I'll say lastly that my intention is not to go as “high as possible” but “to play on the long game”. Therefore the longer I am doing what I do, the better I become at my craft. Opportunities like being the only independent record store in the city in which you live and to not only inherit but contribute within the musical community in Fribourg is enormous in responsibility. Especially being situated in Fri-Son, has been a privilege to not be overshadowed and owed to their legacy, but also by being able to form and contribute our own identity with my partner Laura. There are also other extremely interesting projects around us that have developed within the scene, as Nico would tell you with him being a co-founder of TRNSTN Radio. There is perhaps an arrogance behind it too I believe, but not an ill-intentioned arrogance. It's really something to feel proud of doing something at times alone, but always supported. I don't want to use the word "ego trip", but there is clearly something egoistic behind it and a desire to do something unique, no matter the entailed cost and the challenges. We found ourselves thinking that we were in the right place and at the right time to do it but when in reality, it is more likely due to the people behind us that served as the backbone in emotional support to do so.

 
 

There is a lot of self-awareness and knowing your place in the community that becomes implemented simultaneously. For instance, there is the obvious backlash of being very frontal and going ahead and saying, “Here, now we're going to do it like this, the way we want to”, by projecting your ideas. However, the self-awareness aspect comes from the first day we opened the shop with Laura. By having this moment of consciousness that as of tomorrow, Ablette Records no longer belongs to us, but to the community.
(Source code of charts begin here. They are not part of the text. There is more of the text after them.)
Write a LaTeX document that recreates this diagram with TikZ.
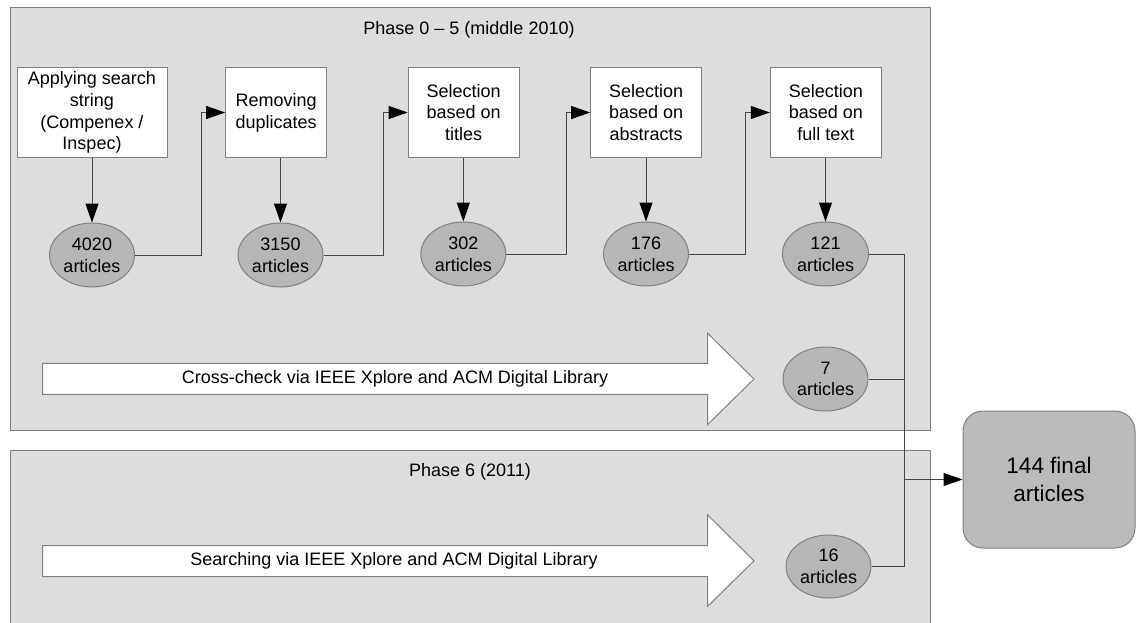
\documentclass[tikz,border=0pt]{standalone}
\usepackage{fontspec}
\setmainfont{Liberation Sans}
\usetikzlibrary{arrows.meta,shapes.geometric}

\definecolor{panelfill}{RGB}{221,221,221}
\definecolor{edgegray}{RGB}{128,128,128}
\definecolor{countfill}{RGB}{182,182,182}
\definecolor{finalfill}{RGB}{186,186,186}
\definecolor{linegray}{RGB}{70,70,70}

\newcommand\diagfont{\fontsize{18}{21.7}\selectfont}
\newcommand\finalfont{\fontsize{22.5}{27.7}\selectfont}

\tikzset{
  panel/.style={draw=edgegray, fill=panelfill, line width=1pt},
  stepbox/.style={draw=edgegray, fill=white, line width=1pt, minimum height=89pt,
    align=center, inner sep=2pt, font=\diagfont},
  count/.style={ellipse, draw=edgegray, fill=countfill, line width=1pt,
    minimum width=85pt, minimum height=64pt, inner sep=0pt, align=center, font=\diagfont},
  bigarrow/.style={draw=edgegray, fill=white, line width=1pt},
  wire/.style={draw=linegray, line width=1pt},
  flow/.style={wire, -{Triangle[length=19pt,width=13pt,color=black]}},
  title/.style={font=\diagfont, inner sep=0pt},
}

\begin{document}
\begin{tikzpicture}[x=1pt, y=-1pt]
\useasboundingbox (0,0) rectangle (1137,623);

% phase panels
\draw[panel] (10,8) rectangle (930,430);
\draw[panel] (10,450) rectangle (930,626);
\node[title] (t1) at (469,30) {Phase 0 -- 5 (middle 2010)};
\node[title] (t2) at (470,472) {Phase 6 (2011)};

% selection steps
\node[stepbox, minimum width=150pt] (b1) at (92,112.5) {Applying search\\string\\(Compenex /\\Inspec)};
\node[stepbox, minimum width=101pt] (b2) at (276.2,112.5) {Removing\\duplicates};
\node[stepbox, minimum width=111pt] (b3) at (463.7,112.5) {Selection\\based on\\titles};
\node[stepbox, minimum width=111pt] (b4) at (646.2,112.5) {Selection\\based on\\abstracts};
\node[stepbox, minimum width=111pt] (b5) at (825.8,112.5) {Selection\\based on\\full text};

% article counts
\node[count] (e1) at (92,255) {4020\\articles};
\node[count] (e2) at (280.5,255) {3150\\articles};
\node[count] (e3) at (463.3,254) {302\\articles};
\node[count] (e4) at (646,254) {176\\articles};
\node[count, minimum width=86pt] (e5) at (825.5,254) {121\\articles};
\node[count] (e7) at (825.5,379) {7\\articles};
\node[count, minimum height=63pt] (e16) at (828.5,566.5) {16\\articles};

% final result
\node[draw=edgegray, fill=finalfill, line width=1pt, rounded corners=20pt,
  minimum width=172pt, minimum height=137pt, align=center, font=\finalfont]
  (final) at (1049,479.5) {144 final\\articles};

% block arrows for the database searches
\draw[bigarrow] (42.7,363.3) -- (707.7,363.3) -- (707.7,333.3) -- (754,379)
  -- (707.7,424.5) -- (707.7,394.3) -- (42.7,394.3) -- cycle;
\node[font=\diagfont, inner sep=0pt] (x1) at (395,379) {Cross-check via IEEE Xplore and ACM Digital Library};
\draw[bigarrow] (42.7,545.7) -- (707.7,545.7) -- (707.7,515) -- (754,560.8)
  -- (707.7,606.3) -- (707.7,576.7) -- (42.7,576.7) -- cycle;
\node[font=\diagfont, inner sep=0pt] (x2) at (394,561) {Searching via IEEE Xplore and ACM Digital Library};

% step to count
\foreach \s/\c in {b1/e1, b2/e2, b3/e3, b4/e4, b5/e5}
  \draw[flow] (\c.north |- \s.south) -- (\c.north);

% count to next step
\coordinate (j1) at (201,0);
\coordinate (j2) at (383.5,0);
\coordinate (j3) at (566,0);
\coordinate (j4) at (745.7,0);
\draw[flow] (e1.east) -| (j1 |- b2.west) -- (b2.west);
\draw[flow] (e2.east) -| (j2 |- b3.west) -- (b3.west);
\draw[flow] (e3.east) -| (j3 |- b4.west) -- (b4.west);
\draw[flow] (e4.east) -| (j4 |- b5.west) -- (b5.west);

% merge into the final set
\coordinate (bus) at (904,0);
\draw[wire] (e5.east) -| (bus |- e16.east) -- (e16.east);
\draw[wire] (e7.east) -- (bus |- e7.east);
\draw[flow] (bus |- final.west) -- (final.west);
\end{tikzpicture}
\end{document}
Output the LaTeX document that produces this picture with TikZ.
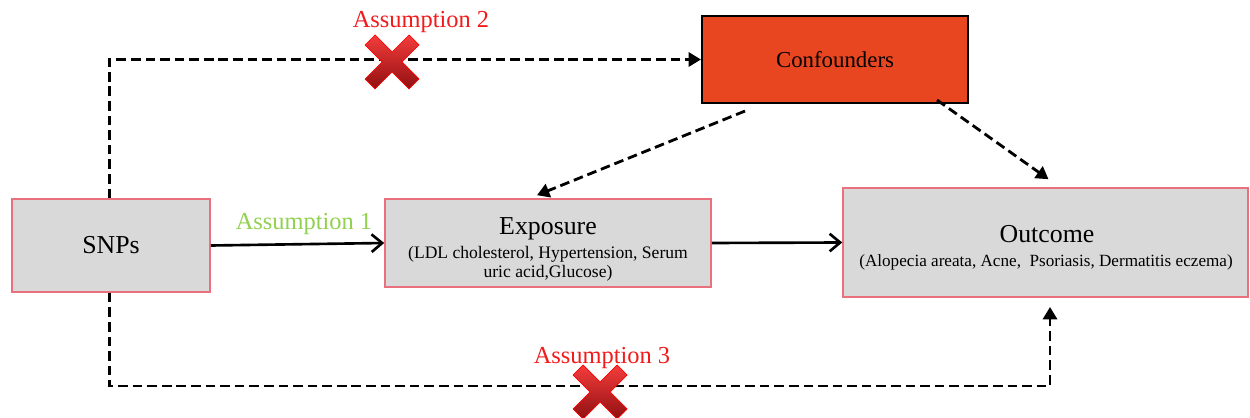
\documentclass[tikz,border=0pt]{standalone}
\usepackage{fontspec}
\setmainfont{Liberation Serif}
\usetikzlibrary{arrows.meta,positioning}
\definecolor{boxgray}{HTML}{D9D9D9}
\definecolor{boxedge}{HTML}{E8717D}
\definecolor{confred}{HTML}{E84620}
\definecolor{asgreen}{HTML}{92D050}
\definecolor{asred}{HTML}{F21A1A}
% red cross mark, points in px
\def\xmark{(17,27) -- (0,10) -- (-17,27) -- (-27,17) -- (-10,0) -- (-27,-17) -- (-17,-27) -- (0,-10) -- (17,-27) -- (27,-17) -- (10,0) -- (27,17) -- cycle}

\begin{document}
\begin{tikzpicture}[x=0.02cm, y=-0.02cm,
    box/.style={draw=boxedge, line width=0.9pt, fill=boxgray, inner sep=0pt},
    big/.style={font=\fontsize{14.7}{17}\selectfont, inner sep=0pt, anchor=base},
    small/.style={font=\fontsize{#1}{11.3}\selectfont, inner sep=0pt, anchor=base, align=center},
    small/.default=10,
    asm/.style={font=\fontsize{13.9}{16}\selectfont},
    solidarr/.style={line width=1.5pt, -{Straight Barb[length=6pt,width=10pt,line width=1.5pt]}},
    dasharr/.style={line width=1.6pt, dash pattern=on 5.5pt off 2.8pt, -{Triangle[length=7pt,width=8pt]}},
    crossmark/.style={draw=red, line width=0.4pt, top color=asred!85!white, bottom color=asred!60!black}]
    \useasboundingbox (0,0) rectangle (1250,418);

    \node[box, minimum width=3.96cm, minimum height=1.86cm, font=\fontsize{14.7}{17}\selectfont] (snp) at (111,245.5) {SNPs};
    \node[box, minimum width=6.52cm, minimum height=1.76cm] (exp) at (548,243) {};
    \node[big] (expt) at (548,235) {Exposure};
    \node[small] (exps) at (548,278) {(LDL cholesterol, Hypertension, Serum\\uric acid,Glucose)};
    \node[draw=black, line width=1.2pt, fill=confred, inner sep=0pt, minimum width=5.32cm,
          minimum height=1.74cm, font=\fontsize{13}{15}\selectfont] (conf) at (835,59.5) {Confounders};
    \node[box, minimum width=8.1cm, minimum height=2.18cm] (out) at (1045.5,242.5) {};
    \node[big] (outt) at (1047,242.5) {Outcome};
    \node[small=9.75] (outs) at (1046,267) {(Alopecia areata, Acne,~ Psoriasis, Dermatitis eczema)};

    % assumption 1: the direct path
    \draw[solidarr] (snp.east) -- (exp.west);
    \draw[solidarr] (exp.east) -- (out.west);
    \node[asm, text=asgreen] (a1) at (304,224) {Assumption 1};

    % confounders
    \draw[dasharr] ([shift={(-90,7)}]conf.south) -- ([shift={(-11,-3)}]exp.north);
    \draw[dasharr] ([shift={(102,-4)}]conf.south) -- ([shift={(3,-8)}]out.north);

    % assumptions 2 and 3
    \coordinate (low) at (1050,386);
    \coordinate (outin) at (1050,307);
    \draw[dasharr] ([xshift=-1]snp.north) |- (conf.west);
    \draw[dasharr] ([xshift=-1]snp.south) |- (low) -- (outin);
    \node[asm, text=asred] (a2) at (421,22) {Assumption 2};
    \node[asm, text=asred] (a3) at (602,358) {Assumption 3};
    \shade[crossmark, shift={(392,62)}] \xmark;
    \shade[crossmark, shift={(600,392)}] \xmark;
\end{tikzpicture}
\end{document}
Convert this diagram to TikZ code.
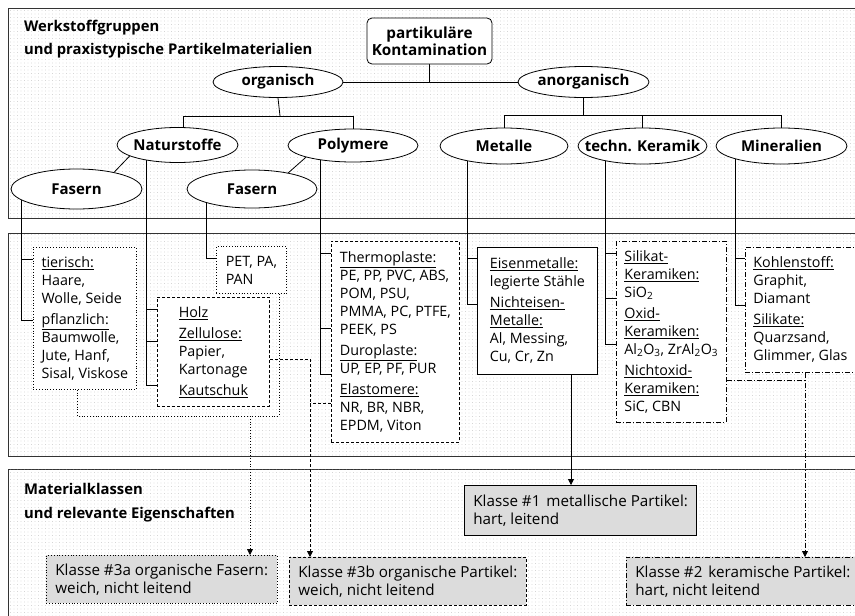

It's like giving birth to something, but it's not us who are going to benefit from it. We're going to let other people benefit from it and if we want to have the privilege to stay there over time, we’d need to learn how to let go. Like having your own child, it forms its own identity and path. The core is there, yes. But for the rest it becomes out of our control, unpredictable, which is beautiful to us. The child is going to be influenced by everyone they meet, every life choice they make, everything they do that happens to them. Whereas Ablette mirrors exactly this premise. But above all, it's about finding yourself a working environment where both of us feel good, where we can contribute something.

 
 

It’s important for us to also bring a kind of musical buffer space where everything is open. When you find yourself in this record store, it's a kind of neutral zone where there is no better music than another. It was so important to distinguish the fact that Ablette’s crates would not become “Laura’s and Vincent’s playlists' ', but rather something that everyone, anyone, could find themselves in. Referring back to the idea of arrogance, it just comes to the point that after a while, yes we are music curators and yes, we are good at it. No shame, to which we can only hope to transfer our knowledge and make aware to people that there is a lot of good music out there, regardless of their level of niche. It would be selfish to retain all of this information to yourself. It is our job to showcase music, not to ourselves. I cannot stress enough the importance of sharing as a fundamental ethos of my life. We are not describing that one scene is more important than another. Even someone who doesn't buy records, being in a place where you see so many different kinds of music, so many different artists, I think there's something in the subconscious that makes you really take a step back on all that, to which you tell to yourself "Wow, there are still a lot of intentions that are laid down in the idea of ​​being creative. That the music expresses certain emotions''. We wanted to bring that environment to Fribourg. I believe that the social intention behind it is really to show that there is nothing more deserving than another person. Everyone can have their place in an environment like this.”